- Data officially launched by Minister of State Seán Canney
- New data reveals wealth of new geological features
- Survey data forms part of a national programme to map the geology of Ireland
- New data will support natural resource management
- Data made freely available to all
October 15 2019
The Tellus Programme managed by Geological Survey Ireland is pleased to release six new datasets from the latest phases of the ground geochemical and airborne geophysical surveys which have been collecting information across the country since 2011. These new data collected over the last few years and months include geochemical data from soil, stream water and stream sediment samples from counties Galway and Mayo and peri-urban samples from Galway city and Dublin. Data also includes airborne geophysical data recently flown over counties Limerick and north Tipperary and west Cork. This wealth of new datasets from a range of areas across the country will help with our geological understanding in these areas.
The Tellus survey is a national mapping programme, and the data collected provides important information to the mineral, agricultural and environmental sectors.

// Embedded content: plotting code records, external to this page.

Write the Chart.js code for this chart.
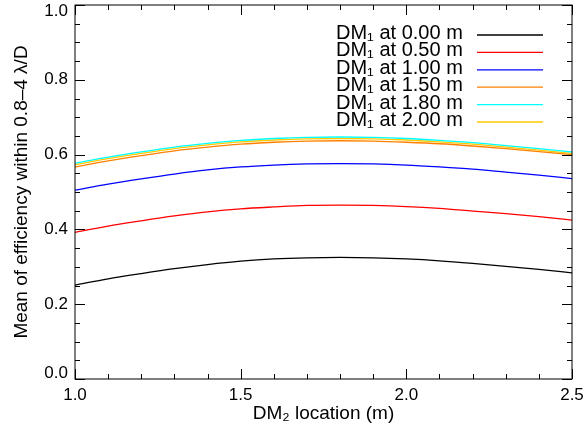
<!DOCTYPE html>
<html>
<head>
<meta charset="utf-8">
<script src="https://cdn.jsdelivr.net/npm/chart.js@4/dist/chart.umd.min.js"></script>
<style>
  html, body { margin: 0; padding: 0; background: #ffffff; }
  #wrap { width: 584px; height: 434px; position: relative; }
</style>
</head>
<body>
<div id="wrap"><canvas id="c" width="584" height="434"></canvas></div>
<script>
// ---- data ----
const dm2Location = [1.0, 1.1, 1.2, 1.3, 1.4, 1.5, 1.6, 1.7, 1.8, 1.9, 2.0, 2.1, 2.2, 2.3, 2.4, 2.5];
const effDM1_000 = [0.251, 0.268, 0.282, 0.295, 0.306, 0.315, 0.321, 0.324, 0.325, 0.324, 0.321, 0.316, 0.309, 0.301, 0.293, 0.284];
const effDM1_050 = [0.392, 0.409, 0.423, 0.436, 0.447, 0.455, 0.460, 0.464, 0.465, 0.464, 0.461, 0.456, 0.449, 0.442, 0.434, 0.425];
const effDM1_100 = [0.505, 0.521, 0.535, 0.548, 0.559, 0.567, 0.572, 0.575, 0.576, 0.575, 0.572, 0.567, 0.561, 0.553, 0.545, 0.536];
const effDM1_150 = [0.567, 0.583, 0.597, 0.610, 0.620, 0.628, 0.633, 0.636, 0.637, 0.636, 0.633, 0.629, 0.623, 0.616, 0.608, 0.600];
const effDM1_180 = [0.577, 0.593, 0.607, 0.620, 0.630, 0.638, 0.643, 0.646, 0.647, 0.646, 0.643, 0.638, 0.632, 0.624, 0.616, 0.607];
const effDM1_200 = [0.573, 0.589, 0.603, 0.616, 0.626, 0.634, 0.639, 0.642, 0.643, 0.642, 0.639, 0.634, 0.628, 0.620, 0.612, 0.603];

const seriesLabels = ['DM\u2081 at 0.00 m', 'DM\u2081 at 0.50 m', 'DM\u2081 at 1.00 m', 'DM\u2081 at 1.50 m', 'DM\u2081 at 1.80 m', 'DM\u2081 at 2.00 m'];
const seriesValues = [effDM1_000, effDM1_050, effDM1_100, effDM1_150, effDM1_180, effDM1_200];
const seriesColors = ['#000000', '#ff0000', '#0000ff', '#ff8000', '#00ffff', '#ffc800'];

const xMajorTicks = [1.0, 1.5, 2.0, 2.5];
const xTickLabels = ['1.0', '1.5', '2.0', '2.5'];
const yMajorTicks = [0.0, 0.2, 0.4, 0.6, 0.8, 1.0];
const yTickLabels = ['0.0', '0.2', '0.4', '0.6', '0.8', '1.0'];
const xTitle = 'DM\u2082 location (m)';
const yTitle = 'Mean of efficiency within 0.8\u20134 \u03bb/D';

// ---- chart ----
const FONT = '"Liberation Sans", Arial, Helvetica, sans-serif';

const datasets = seriesValues.map((vals, i) => ({
  label: seriesLabels[i],
  data: dm2Location.map((x, j) => ({ x: x, y: vals[j] })),
  borderColor: seriesColors[i],
  backgroundColor: seriesColors[i],
  borderWidth: 1.3,
  pointRadius: 0,
  fill: false,
  cubicInterpolationMode: 'monotone'
}));

const idlFrame = {
  id: 'idlFrame',
  afterDraw(chart) {
    const ctx = chart.ctx;
    const a = chart.chartArea;
    const xs = chart.scales.x, ys = chart.scales.y;
    ctx.save();
    ctx.strokeStyle = '#000';
    ctx.lineWidth = 1;
    // box
    ctx.strokeRect(a.left, a.top, a.right - a.left, a.bottom - a.top);
    // x ticks (bottom + top, inward)
    ctx.beginPath();
    for (let k = 0; k <= 15; k++) {
      const v = 1.0 + k * 0.1;
      const px = Math.round(xs.getPixelForValue(v)) + 0.5;
      const len = (k % 5 === 0) ? 10 : 5;
      ctx.moveTo(px, a.bottom); ctx.lineTo(px, a.bottom - len);
      ctx.moveTo(px, a.top); ctx.lineTo(px, a.top + len);
    }
    // y ticks (left + right, inward)
    for (let k = 0; k <= 20; k++) {
      const v = k * 0.05;
      const py = Math.round(ys.getPixelForValue(v)) + 0.5;
      const len = (k % 4 === 0) ? 10 : 5;
      ctx.moveTo(a.left, py); ctx.lineTo(a.left + len, py);
      ctx.moveTo(a.right, py); ctx.lineTo(a.right - len, py);
    }
    ctx.stroke();

    ctx.fillStyle = '#000';
    // x tick labels
    ctx.font = '17px ' + FONT;
    ctx.textAlign = 'center';
    ctx.textBaseline = 'middle';
    xMajorTicks.forEach((v, i) => {
      ctx.fillText(xTickLabels[i], xs.getPixelForValue(v), 395);
    });
    // y tick labels
    ctx.textAlign = 'right';
    yMajorTicks.forEach((v, i) => {
      let py = ys.getPixelForValue(v);
      py = Math.min(Math.max(py, 11), 373);
      ctx.fillText(yTickLabels[i], 68, py);
    });
    // axis titles
    ctx.font = '19px ' + FONT;
    ctx.textAlign = 'center';
    ctx.textBaseline = 'alphabetic';
    ctx.fillText(xTitle, (a.left + a.right) / 2, 419);
    ctx.save();
    ctx.translate(27, (a.top + a.bottom) / 2);
    ctx.rotate(-Math.PI / 2);
    ctx.fillText(yTitle, 0, 0);
    ctx.restore();
    // legend
    ctx.font = '20px ' + FONT;
    ctx.textAlign = 'left';
    chart.data.datasets.forEach((ds, i) => {
      const base = 39 + i * 17.4;
      ctx.fillStyle = '#000';
      ctx.fillText(ds.label, 336, base);
      ctx.strokeStyle = ds.borderColor;
      ctx.lineWidth = 1.3;
      ctx.beginPath();
      ctx.moveTo(477, base - 4);
      ctx.lineTo(543, base - 4);
      ctx.stroke();
    });
    ctx.restore();
  }
};

new Chart(document.getElementById('c'), {
  type: 'line',
  data: { datasets: datasets },
  options: {
    responsive: false,
    animation: false,
    layout: { padding: { top: 5, right: 12, left: 0, bottom: 0 } },
    plugins: { legend: { display: false }, tooltip: { enabled: false } },
    scales: {
      x: {
        type: 'linear', min: 1.0, max: 2.5,
        ticks: { display: false },
        grid: { display: false },
        border: { display: false },
        afterFit(scale) { scale.height = 55; }
      },
      y: {
        type: 'linear', min: 0, max: 1,
        ticks: { display: false },
        grid: { display: false },
        border: { display: false },
        afterFit(scale) { scale.width = 75; }
      }
    }
  },
  plugins: [idlFrame]
});
</script>
</body>
</html>
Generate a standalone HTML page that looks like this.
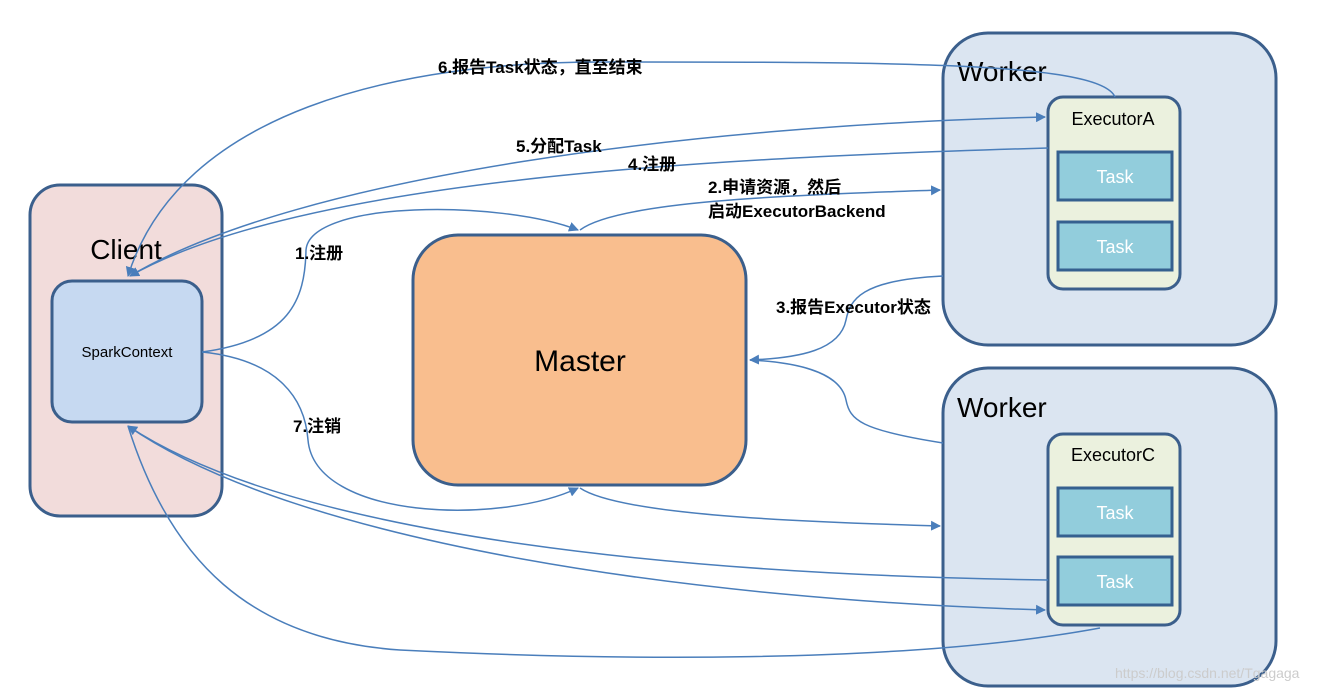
<!DOCTYPE html>
<html><head><meta charset="utf-8"><style>
body{margin:0;width:1340px;height:692px;background:#fff;overflow:hidden;font-family:"Liberation Sans","Noto Sans CJK SC",sans-serif}
</style></head><body>
<svg width="1340" height="692" xmlns="http://www.w3.org/2000/svg" font-family="Liberation Sans, Noto Sans CJK SC, sans-serif">
<defs><marker id="a" markerWidth="10" markerHeight="10" refX="9" refY="5" orient="auto" markerUnits="userSpaceOnUse"><path d="M0,0 L10,5 L0,10 z" fill="#4a7ebb"/></marker></defs>
<rect x="30" y="185" width="192" height="331" rx="30" fill="#f2dcdb" stroke="#3b5f8c" stroke-width="3"/>
<rect x="52" y="281" width="150" height="141" rx="20" fill="#c6d9f1" stroke="#3b5f8c" stroke-width="3"/>
<text x="126" y="259" font-size="28" text-anchor="middle">Client</text>
<text x="127" y="357" font-size="15" text-anchor="middle">SparkContext</text>
<rect x="413" y="235" width="333" height="250" rx="45" fill="#f9be8e" stroke="#3b5f8c" stroke-width="3"/>
<text x="580" y="371" font-size="30" text-anchor="middle">Master</text>
<rect x="943" y="33" width="333" height="312" rx="45" fill="#dbe5f1" stroke="#3b5f8c" stroke-width="3"/>
<text x="957" y="81" font-size="28">Worker</text>
<rect x="1048" y="97" width="132" height="192" rx="15" fill="#ebf1de" stroke="#3b5f8c" stroke-width="3"/>
<text x="1113" y="125" font-size="18" text-anchor="middle">ExecutorA</text>
<rect x="1058" y="152" width="114" height="48" fill="#92cddc" stroke="#35608f" stroke-width="3"/>
<text x="1115" y="183" font-size="18" fill="#fff" text-anchor="middle">Task</text>
<rect x="1058" y="222" width="114" height="48" fill="#92cddc" stroke="#35608f" stroke-width="3"/>
<text x="1115" y="253" font-size="18" fill="#fff" text-anchor="middle">Task</text>
<rect x="943" y="368" width="333" height="318" rx="45" fill="#dbe5f1" stroke="#3b5f8c" stroke-width="3"/>
<text x="957" y="417" font-size="28">Worker</text>
<rect x="1048" y="434" width="132" height="191" rx="15" fill="#ebf1de" stroke="#3b5f8c" stroke-width="3"/>
<text x="1113" y="461" font-size="18" text-anchor="middle">ExecutorC</text>
<rect x="1058" y="488" width="114" height="48" fill="#92cddc" stroke="#35608f" stroke-width="3"/>
<text x="1115" y="519" font-size="18" fill="#fff" text-anchor="middle">Task</text>
<rect x="1058" y="557" width="114" height="48" fill="#92cddc" stroke="#35608f" stroke-width="3"/>
<text x="1115" y="588" font-size="18" fill="#fff" text-anchor="middle">Task</text>
<g fill="none" stroke="#4a7ebb" stroke-width="1.5">
<path d="M202,352 C290,340 305,300 306,250 C310,200 500,200 578,230" marker-end="url(#a)"/>
<path d="M580,230 C620,200 800,195 940,190" marker-end="url(#a)"/>
<path d="M943,276 C860,280 850,300 846,320 C840,350 800,358 750,360" marker-end="url(#a)"/>
<path d="M943,443 C860,430 850,420 846,400 C840,370 790,362 750,360"/>
<path d="M202,352 C280,360 305,400 308,440 C315,520 500,525 578,488" marker-end="url(#a)"/>
<path d="M580,488 C620,515 800,522 940,526" marker-end="url(#a)"/>
<path d="M1048,148 C700,158 300,180 130,276" marker-end="url(#a)"/>
<path d="M130,276 C300,175 700,125 1045,117" marker-end="url(#a)"/>
<path d="M1115,97 C1100,62 900,62 600,62 C400,62 180,110 128,276" marker-end="url(#a)"/>
<path d="M1048,580 C700,575 300,540 128,426" marker-end="url(#a)"/>
<path d="M128,426 C300,545 700,600 1045,610" marker-end="url(#a)"/>
<path d="M1100,628 C900,665 600,660 400,650 C250,640 170,560 128,426"/>
</g>
<g font-size="17" font-weight="bold">
<text x="438" y="73">6.报告Task状态，直至结束</text>
<text x="516" y="152">5.分配Task</text>
<text x="628" y="170">4.注册</text>
<text x="708" y="193">2.申请资源，然后</text>
<text x="708" y="217">启动ExecutorBackend</text>
<text x="295" y="259">1.注册</text>
<text x="776" y="313">3.报告Executor状态</text>
<text x="293" y="432">7.注销</text>
</g>
<text x="1115" y="678" font-size="14" fill="#ccc">https://blog.csdn.net/Tgagaga</text>
</svg>
</body></html>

The new geochemical data, maps different elemental concentrations in the soils, waters and sediments of our landscape. Four new datasets are being released for areas over counties Galway and Mayo peri-urban zones around Galway City and Dublin. These data provide excellent regional mapping for Rare Earth Elements and critical elements, essential for the productions of electronics, alloys, batteries and magnets. Data also provide mineral exploration potential via pathfinder elements for gold and base metal deposits.
The airborne data will assist in new geological mapping; in particular, the data will help in the exploration for zinc deposits in southeast Limerick, while in west Cork copper exploration is one of the main objectives. One of the most striking features observed from the data is the eye-like structure formed by strongly magnetized rocks of the Limerick Volcanic Complex. Zinc mineralization is believed to form in limestone rocks intruded by these volcanic rocks, close to major faults. The new data will help to map these features in greater detail; both close to the surface and at depth, providing a 3D impression of the region.
Minister for Natural Resources Seán Canney TD said: "I am delighted to officially release the latest phase of Tellus data. The breadth of the new data collected and their geographical extent show the continued progress of the Tellus project in its goal of completing a national map for the country. Once complete, Ireland will be the most detailed mapped country in the world. The data collected provide important information putting Ireland at the forefront, internationally in mapping and investigating our geology. These high-class datasets will be used by our own state agencies as well as by the mineral, agricultural and environmental & research sectors. I look forward to the next phases of the Tellus survey and to it completing national coverage in the coming years".
Koen Verbruggen, Director of Geological Survey Ireland commented "We're pleased to have successfully completed the latest phases of the Tellus survey. The geoscience information collected is vital to the work carried out by the Geological Survey as well as wider stakeholders in sectors such as environmental management and mapping, and mineral exploration. We are particularly happy to have the support of First Quantum Mineral Resources and Group Eleven Resources in part funding the acquisition of the airborne data, showing that the data is of great interest to both public and private companies and that the data may assist in the development and understanding of the potential mineral resources in the Pallas Green and Stonepark areas".
The Tellus survey will continue collecting data next summer with further data releases planned for spring 2020.
This phase of the survey was funded by the Department of Communications, Climate Action and Environment. A contribution was made by Group Eleven Resources towards airborne costs for the survey over Limerick and north Tipperary while First Quantum Mineral resources contributed to airborne costs for the survey over west Cork providing an overall cost saving to the State. All data are made freely available to the public and data and maps are available to view and download from www.gsi.ie/tellus.
For further information please contact the Press Office of the Department of Communications, Climate Action & Environment at email@example.com or 01 678 2441.
Notes for Editors
- Geological Survey Ireland is the National Earth Science Agency. It is responsible for providing geological advice and information, and for the acquisition of data for this purpose. GSI produces a range of products including maps, reports and databases and acts as a knowledge centre and project partner in all aspects of Irish geology.
- Geological Survey Ireland is a division of the Department of Communications, Climate Action & Environment (DCCAE). www.gsi.ie.
- 'Tellus' was the Roman goddess of the earth, also called Terra Mater.
- Findings from this new phase of the project will be merged with existing Tellus data to make seamless maps which are available free of charge online to all at www.tellus.ie.